Since 2003, technological upgrades have been made to the Chamber during adjournment periods. The simultaneous interpretation system, broadcasting infrastructure and sound systems have all undergone various upgrades.94 New technology such as Wi-Fi has also been made available so that Members may conduct business from the lobbies more easily.

Provision for Still Photography

Before the advent of broadcasting of House of Commons proceedings, photographs of the House during a sitting were taken with the permission of the House.95 In the late 1970s, once the House had dealt with the question of broadcasting, the matter of still photography arose.

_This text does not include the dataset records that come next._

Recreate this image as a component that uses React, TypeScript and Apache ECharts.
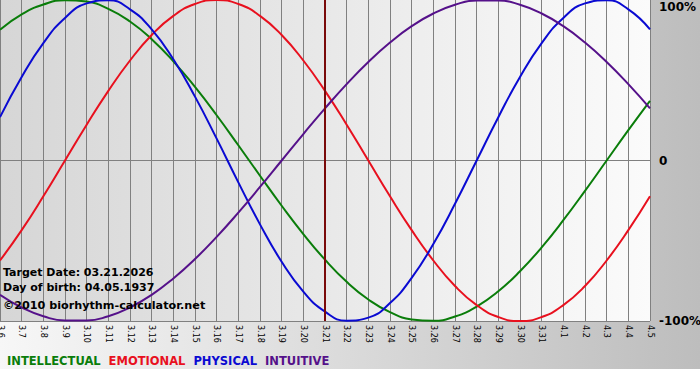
import React, { useEffect, useRef } from "react";
import * as echarts from "echarts";

const dates = [
  "3.6", "3.7", "3.8", "3.9", "3.10", "3.11", "3.12", "3.13", "3.14", "3.15",
  "3.16", "3.17", "3.18", "3.19", "3.20", "3.21", "3.22", "3.23", "3.24", "3.25",
  "3.26", "3.27", "3.28", "3.29", "3.30", "3.31", "4.1", "4.2", "4.3", "4.4", "4.5",
];

const intellectual = [
  0.815, 0.91, 0.972, 0.999, 0.99, 0.945, 0.866, 0.756, 0.618, 0.458,
  0.282, 0.095, -0.095, -0.282, -0.458, -0.618, -0.756, -0.866, -0.945, -0.99,
  -0.999, -0.972, -0.91, -0.815, -0.69, -0.541, -0.372, -0.189, 0.0, 0.189, 0.372,
];
const emotional = [
  -0.623, -0.434, -0.223, 0.0, 0.223, 0.434, 0.623, 0.782, 0.901, 0.975,
  1.0, 0.975, 0.901, 0.782, 0.623, 0.434, 0.223, 0.0, -0.223, -0.434,
  -0.623, -0.782, -0.901, -0.975, -1.0, -0.975, -0.901, -0.782, -0.623, -0.434, -0.223,
];
const physical = [
  0.27, 0.52, 0.731, 0.888, 0.979, 0.998, 0.942, 0.817, 0.631, 0.398,
  0.136, -0.136, -0.398, -0.631, -0.817, -0.942, -0.998, -0.979, -0.888, -0.731,
  -0.52, -0.27, 0.0, 0.27, 0.52, 0.731, 0.888, 0.979, 0.998, 0.942, 0.817,
];
const intuitive = [
  -0.837, -0.916, -0.97, -0.997, -0.997, -0.97, -0.916, -0.837, -0.735, -0.614,
  -0.476, -0.325, -0.165, 0.0, 0.165, 0.325, 0.476, 0.614, 0.735, 0.837,
  0.916, 0.97, 0.997, 0.997, 0.97, 0.916, 0.837, 0.735, 0.614, 0.476, 0.325,
];

const seriesNames = ["INTELLECTUAL", "EMOTIONAL", "PHYSICAL", "INTUITIVE"];
const seriesColors = ["#0a7d0a", "#e8101e", "#0a0ad2", "#55118a"];
const yTickLabels = ["-100%", "0", "100%"];
const targetDate = "3.21";
const infoLines = [
  "Target Date: 03.21.2026",
  "Day of birth: 04.05.1937",
  "©2010 biorhythm-calculator.net",
];

export default function App() {
  const ref = useRef<HTMLDivElement>(null);

  useEffect(() => {
    if (!ref.current) return;
    const chart = echarts.init(ref.current, undefined, { renderer: "svg" });
    const dataSets = [intellectual, emotional, physical, intuitive];
    const font = "'DejaVu Sans', Verdana, sans-serif";

    const series: any[] = dataSets.map((d, i) => ({
      name: seriesNames[i],
      type: "line",
      data: d,
      smooth: 0.5,
      showSymbol: false,
      lineStyle: { color: seriesColors[i], width: 2 },
      itemStyle: { color: seriesColors[i] },
      z: 3,
    }));
    series[0].markLine = {
      silent: true,
      symbol: "none",
      label: { show: false },
      lineStyle: { color: "#7a0a0a", width: 2, type: "solid" },
      data: [{ xAxis: targetDate }],
    };

    chart.setOption({
      animation: false,
      backgroundColor: "transparent",
      textStyle: { fontFamily: font },
      grid: {
        left: 0,
        right: 50,
        top: 0,
        bottom: 59,
        containLabel: false,
        outerBoundsMode: "none",
        show: true,
        borderWidth: 0,
        backgroundColor: new echarts.graphic.LinearGradient(0, 0, 1, 0, [
          { offset: 0, color: "#d6d6d6" },
          { offset: 1, color: "#fbfbfb" },
        ]),
      },
      legend: {
        left: 2,
        top: 355,
        padding: 0,
        icon: "none",
        itemWidth: 0,
        itemHeight: 10,
        itemGap: 3,
        selectedMode: false,
        textStyle: { fontFamily: font, fontWeight: "bold", fontSize: 11.5 },
        data: seriesNames.map((n, i) => ({
          name: n,
          textStyle: { color: seriesColors[i] },
        })),
      },
      xAxis: {
        type: "category",
        boundaryGap: false,
        data: dates,
        axisLine: { show: true, lineStyle: { color: "#808080", width: 1 } },
        axisTick: { show: true, length: 2, interval: 0, lineStyle: { color: "#808080" } },
        splitLine: { show: true, interval: 0, lineStyle: { color: "#808080", width: 1 } },
        axisLabel: {
          interval: 0,
          rotate: -90,
          fontSize: 8,
          color: "#000",
          margin: 4,
          fontFamily: font,
        },
      },
      yAxis: {
        type: "value",
        position: "right",
        min: -1,
        max: 1,
        interval: 1,
        axisLine: { show: false },
        axisTick: { show: false },
        splitLine: {
          show: true,
          lineStyle: { color: ["#808080", "#808080", "rgba(0,0,0,0)"], width: 1 },
        },
        axisLabel: {
          margin: 9,
          color: "#000",
          fontWeight: "bold",
          fontSize: 12,
          fontFamily: font,
          formatter: (v: number) => {
            const idx = Math.round(v) + 1;
            const t = yTickLabels[idx];
            return idx === 2 ? "{top|" + t + "}" : t;
          },
          rich: {
            top: {
              padding: [13, 0, 0, 0],
              fontWeight: "bold",
              fontSize: 12,
              fontFamily: font,
              color: "#000",
            },
          },
        },
      },
      graphic: infoLines.map((t, i) => ({
        type: "text",
        left: 3,
        top: [267, 282, 300][i],
        z: 10,
        style: {
          text: t,
          fill: "#000",
          font: "bold " + (i === 2 ? "11.2px " : "11px ") + font,
        },
      })),
      series,
    });

    return () => chart.dispose();
  }, []);

  return (
    <div
      ref={ref}
      style={{
        position: "fixed",
        left: 0,
        top: 0,
        width: 700,
        height: 380,
        background:
          "linear-gradient(to right, #f7f7f7, #bdbdbd) 0 0 / 100% 369px no-repeat, #ffffff",
      }}
    />
  );
}
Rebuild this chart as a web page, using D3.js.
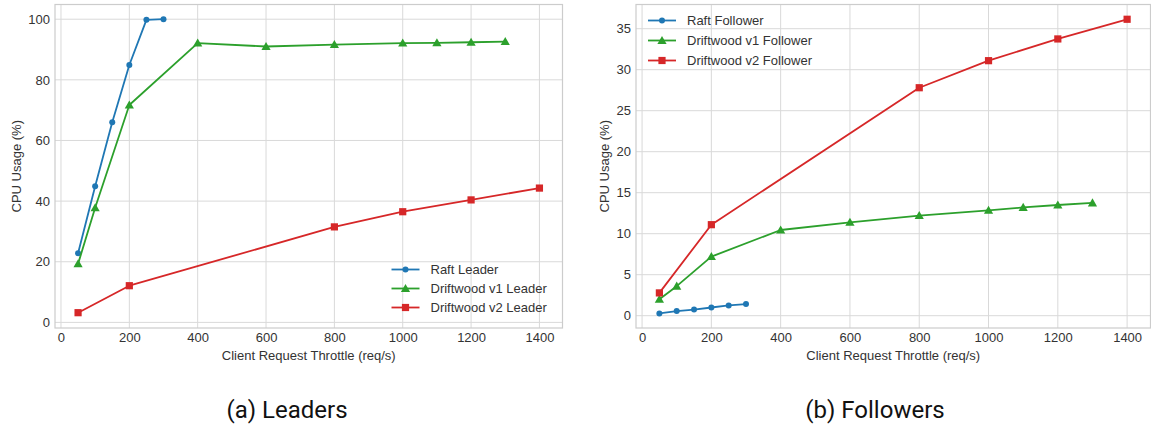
<!DOCTYPE html>
<html><head><meta charset="utf-8">
<script src="https://cdn.jsdelivr.net/npm/d3@7"></script>
<style>
body{margin:0;background:#fff;}
svg{display:block;}
svg text{font-family:"Liberation Sans",Arial,sans-serif;}
svg text.cap{font-family:Roboto,sans-serif;}
</style></head>
<body><svg id="c" width="1151" height="427"></svg>
<script>
// ---- data ----
const xTicks = [0,200,400,600,800,1000,1200,1400];
const leaderYTicks = [0,20,40,60,80,100];
const followerYTicks = [0,5,10,15,20,25,30,35];

const raftLeaderX = [50,100,150,200,250,300];
const raftLeaderY = [22.8,44.9,66.0,84.9,99.8,100.0];
const dw1LeaderX = [50,100,200,400,600,800,1000,1100,1200,1300];
const dw1LeaderY = [19.3,37.8,71.7,92.1,91.0,91.6,92.1,92.2,92.4,92.6];
const dw2LeaderX = [50,200,800,1000,1200,1400];
const dw2LeaderY = [3.2,12.1,31.5,36.5,40.4,44.3];

const raftFollowerX = [50,100,150,200,250,300];
const raftFollowerY = [0.28,0.57,0.75,1.0,1.25,1.42];
const dw1FollowerX = [50,100,200,400,600,800,1000,1100,1200,1300];
const dw1FollowerY = [2.0,3.6,7.2,10.45,11.38,12.2,12.85,13.2,13.5,13.75];
const dw2FollowerX = [50,200,800,1000,1200,1400];
const dw2FollowerY = [2.78,11.1,27.8,31.1,33.75,36.15];

const colors = {raft:"#1f77b4", dw1:"#2ca02c", dw2:"#d62728"};
const FS = 13;

const svg = d3.select("#c");

function marker(g, type, x, y, color){
  if(type==="circle"){
    g.append("circle").attr("cx",x).attr("cy",y).attr("r",3).attr("fill",color);
  } else if(type==="tri"){
    const s=4.6;
    g.append("path").attr("d",`M${x},${y-s}L${x+s},${y+s*0.75}L${x-s},${y+s*0.75}Z`).attr("fill",color);
  } else {
    g.append("rect").attr("x",x-3.6).attr("y",y-3.6).attr("width",7.2).attr("height",7.2).attr("fill",color);
  }
}

function panel(opts){
  const {left,right,top,bottom,yDomain,yTicks,series,legend,ylabelX,caption} = opts;
  const x = d3.scaleLinear().domain([-17.5,1467.5]).range([left,right]);
  const y = d3.scaleLinear().domain(yDomain).range([bottom,top]);
  const g = svg.append("g");
  // grid
  g.append("g").selectAll("line").data(xTicks).join("line")
    .attr("x1",d=>x(d)).attr("x2",d=>x(d)).attr("y1",top).attr("y2",bottom)
    .attr("stroke","#d9d9d9").attr("stroke-width",1);
  g.append("g").selectAll("line").data(yTicks).join("line")
    .attr("y1",d=>y(d)).attr("y2",d=>y(d)).attr("x1",left).attr("x2",right)
    .attr("stroke","#d9d9d9").attr("stroke-width",1);
  // frame
  g.append("rect").attr("x",left).attr("y",top).attr("width",right-left).attr("height",bottom-top)
    .attr("fill","none").attr("stroke","#cccccc").attr("stroke-width",1.2);
  // axes (labels only)
  const xa = g.append("g").attr("transform",`translate(0,${bottom})`)
    .call(d3.axisBottom(x).tickValues(xTicks).tickFormat(d3.format("d")).tickSize(0).tickPadding(5));
  const ya = g.append("g").attr("transform",`translate(${left},0)`)
    .call(d3.axisLeft(y).tickValues(yTicks).tickFormat(d3.format("d")).tickSize(0).tickPadding(5));
  [xa,ya].forEach(a=>{
    a.attr("font-family",null).attr("font-size",null);
    a.select(".domain").remove();
    a.selectAll("text").attr("font-size",FS).attr("fill","#333");
  });
  // lines
  series.forEach(s=>{
    const pts = s.xs.map((v,i)=>[x(v),y(s.ys[i])]);
    g.append("path").attr("d",d3.line()(pts)).attr("fill","none")
      .attr("stroke",s.color).attr("stroke-width",1.8).attr("stroke-linejoin","round").attr("stroke-linecap","round");
    pts.forEach(p=>marker(g,s.marker,p[0],p[1],s.color));
  });
  // axis titles
  g.append("text").attr("x",(left+right)/2).attr("y",bottom+32).attr("text-anchor","middle")
    .attr("font-size",FS).attr("fill","#333").text("Client Request Throttle (req/s)");
  g.append("text").attr("transform",`translate(${ylabelX},${(top+bottom)/2}) rotate(-90)`)
    .attr("text-anchor","middle").attr("font-size",FS).attr("fill","#333").text("CPU Usage (%)");
  // legend
  series.forEach((s,i)=>{
    const ly = legend.y + i*legend.dy;
    g.append("line").attr("x1",legend.x).attr("x2",legend.x+28).attr("y1",ly).attr("y2",ly)
      .attr("stroke",s.color).attr("stroke-width",1.8);
    marker(g,s.marker,legend.x+14,ly,s.color);
    g.append("text").attr("x",legend.x+39).attr("y",ly).attr("dy","0.35em")
      .attr("font-size",FS).attr("fill","#333").text(s.name);
  });
  // caption
  svg.append("text").attr("class","cap").attr("x",caption.x).attr("y",caption.y).attr("text-anchor","middle")
    .attr("font-size",24).attr("fill","#111")
    .text(caption.text);
}

panel({
  left:55, right:562.5, top:4.5, bottom:328,
  yDomain:[-1.85,104.85], yTicks:leaderYTicks, ylabelX:21,
  series:[
    {name:"Raft Leader", xs:raftLeaderX, ys:raftLeaderY, color:colors.raft, marker:"circle"},
    {name:"Driftwood v1 Leader", xs:dw1LeaderX, ys:dw1LeaderY, color:colors.dw1, marker:"tri"},
    {name:"Driftwood v2 Leader", xs:dw2LeaderX, ys:dw2LeaderY, color:colors.dw2, marker:"square"}
  ],
  legend:{x:391.5, y:269.5, dy:19},
  caption:{x:287, y:418, text:"(a) Leaders"}
});

panel({
  left:636, right:1150.5, top:4.5, bottom:328,
  yDomain:[-1.5,37.95], yTicks:followerYTicks, ylabelX:609,
  series:[
    {name:"Raft Follower", xs:raftFollowerX, ys:raftFollowerY, color:colors.raft, marker:"circle"},
    {name:"Driftwood v1 Follower", xs:dw1FollowerX, ys:dw1FollowerY, color:colors.dw1, marker:"tri"},
    {name:"Driftwood v2 Follower", xs:dw2FollowerX, ys:dw2FollowerY, color:colors.dw2, marker:"square"}
  ],
  legend:{x:648, y:20.5, dy:20},
  caption:{x:875, y:418, text:"(b) Followers"}
});
</script></body></html>
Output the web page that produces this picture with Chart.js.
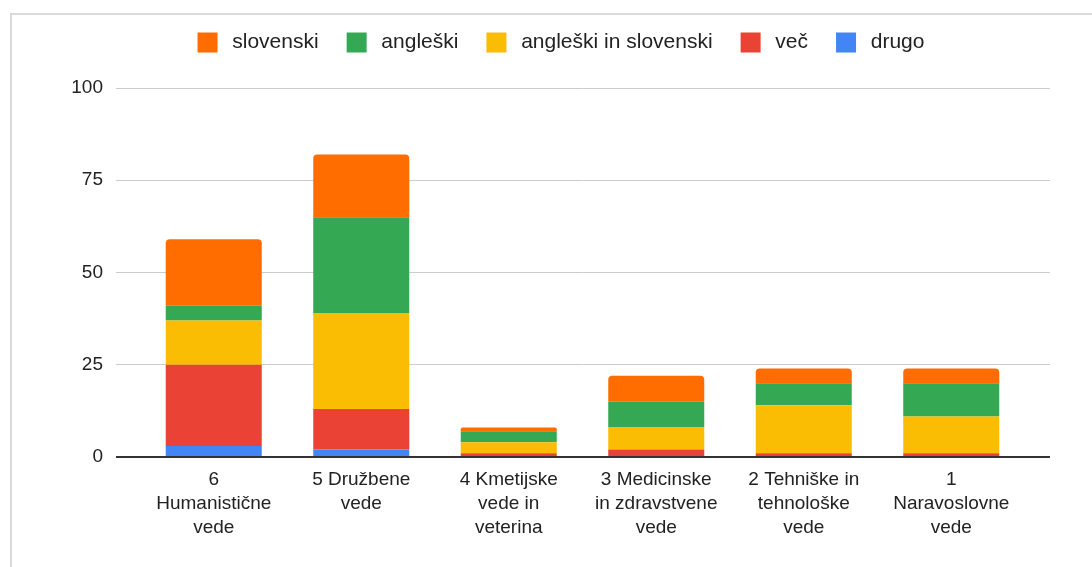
<!DOCTYPE html>
<html>
<head>
<meta charset="utf-8">
<script src="https://cdn.jsdelivr.net/npm/chart.js@4"></script>
<style>
  html, body { margin: 0; padding: 0; background: #fff; overflow: hidden; width: 1092px; height: 567px; }
  #frame { position: absolute; left: 10px; top: 13px; width: 1100px; height: 570px; border: 2px solid #dadada; box-sizing: border-box; }
  #wrap { position: absolute; left: 11px; top: 14px; width: 1100px; height: 560px; }
</style>
</head>
<body>
<div id="frame"></div>
<div id="wrap"><canvas id="chart"></canvas></div>
<script>
const categories = [
    ['6', 'Humanistične', 'vede'],
    ['5 Družbene', 'vede'],
    ['4 Kmetijske', 'vede in', 'veterina'],
    ['3 Medicinske', 'in zdravstvene', 'vede'],
    ['2 Tehniške in', 'tehnološke', 'vede'],
    ['1', 'Naravoslovne', 'vede']
];
const drugo = [3, 2, 0, 0, 0, 0];
const vec = [22, 11, 1, 2, 1, 1];
const angInSlo = [12, 26, 3, 6, 13, 10];
const angleski = [4, 26, 3, 7, 6, 9];
const slovenski = [18, 17, 1, 7, 4, 4];
const yTicks = [0, 25, 50, 75, 100];

const font = 'Arial, "Liberation Sans", sans-serif';

// stacking order: first dataset at the bottom
const datasets = [
    { label: 'drugo', data: drugo, backgroundColor: '#4285f4' },
    { label: 'več', data: vec, backgroundColor: '#ea4335' },
    { label: 'angleški in slovenski', data: angInSlo, backgroundColor: '#fbbc04' },
    { label: 'angleški', data: angleski, backgroundColor: '#34a853' },
    { label: 'slovenski', data: slovenski, backgroundColor: '#ff6d01',
      borderRadius: { topLeft: 4, topRight: 4, bottomLeft: 0, bottomRight: 0 }, borderSkipped: false }
];
datasets.forEach(d => {
    d.categoryPercentage = 1;
    d.barPercentage = 0.651;
    d.borderWidth = 0;
});

const gridColor = ctx => (ctx.tick && ctx.tick.value === 0) ? '#333' : '#cccccc';
const gridWidth = ctx => (ctx.tick && ctx.tick.value === 0) ? 2 : 1;
const setTicks = s => { s.ticks = yTicks.map(v => ({ value: v })); };

// fixed legend height so the plot starts where the reference does
const legendHeight = {
    id: 'legendHeight',
    beforeInit(chart) {
        const fit = chart.legend.fit;
        chart.legend.fit = function () {
            fit.call(this);
            this.height = 74;
        };
    }
};

new Chart(document.getElementById('chart'), {
    type: 'bar',
    data: { labels: categories, datasets },
    plugins: [legendHeight],
    options: {
        responsive: true,
        maintainAspectRatio: false,
        animation: false,
        layout: { padding: { top: 0, right: 0, left: 0, bottom: 0 } },
        plugins: {
            tooltip: { enabled: false },
            legend: {
                position: 'top',
                reverse: true,
                labels: {
                    boxWidth: 20,
                    boxHeight: 20,
                    padding: 18,
                    color: '#222',
                    font: { family: font, size: 21 },
                    generateLabels: chart => {
                        const items = Chart.defaults.plugins.legend.labels.generateLabels(chart);
                        // items come in dataset order; 'drugo' (index 0) is shown last
                        items.forEach((it, i) => {
                            it.text = '\u2009' + it.text + (i === 0 ? '' : ' \u2009');
                        });
                        return items;
                    }
                }
            }
        },
        scales: {
            x: {
                stacked: true,
                grid: { display: false },
                border: { display: false },
                ticks: { color: '#222', padding: 3, maxRotation: 0, autoSkip: false,
                         font: { family: font, size: 19, lineHeight: 1.25 } },
                afterFit: s => { s.height = 117; }
            },
            y: {
                stacked: true,
                min: 0,
                max: 100,
                afterBuildTicks: setTicks,
                grid: { color: gridColor, lineWidth: gridWidth, drawTicks: true, tickLength: 24 },
                border: { display: false },
                ticks: { color: '#222', padding: 13, font: { family: font, size: 19 } },
                afterFit: s => { s.width = 129; }
            },
            y2: {
                position: 'right',
                min: 0,
                max: 100,
                afterBuildTicks: setTicks,
                grid: { color: gridColor, lineWidth: gridWidth, drawOnChartArea: false, drawTicks: true, tickLength: 25 },
                border: { display: false },
                ticks: { display: false },
                afterFit: s => { s.width = 86; }
            }
        }
    }
});
</script>
</body>
</html>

There were no provisions for print media to take pictures of the House at work, except by special arrangement, whereas the electronic media now had access to images of every sitting of the House.96 On a trial basis, and now standard practice,97 a photographer was allowed behind the curtains on each side of the House during Question Period, as well as for other important debates. The photographers are employed by a news service agency which supplies other news organizations under a pooling arrangement. When in the Chamber, they operate in accordance with the principles governing the use of television cameras, described in Chapter 24, “The Parliamentary Record”. Only these photographers, and the official photographers employed by the House of Commons, are authorized to take photographs of the Chamber while the House is in session; even Members are forbidden from taking photographs.98

Other Uses of the Chamber

At times, the House of Commons Chamber is used for purposes other than a parliamentary sitting. Some are recurring events such as addresses by distinguished visitors,99 orientation sessions for new Members,100 and educational and other programs.101 At other times, the Chamber has been used for special events.102 Since these events are not actually sittings of the House, the Mace is not on the Table.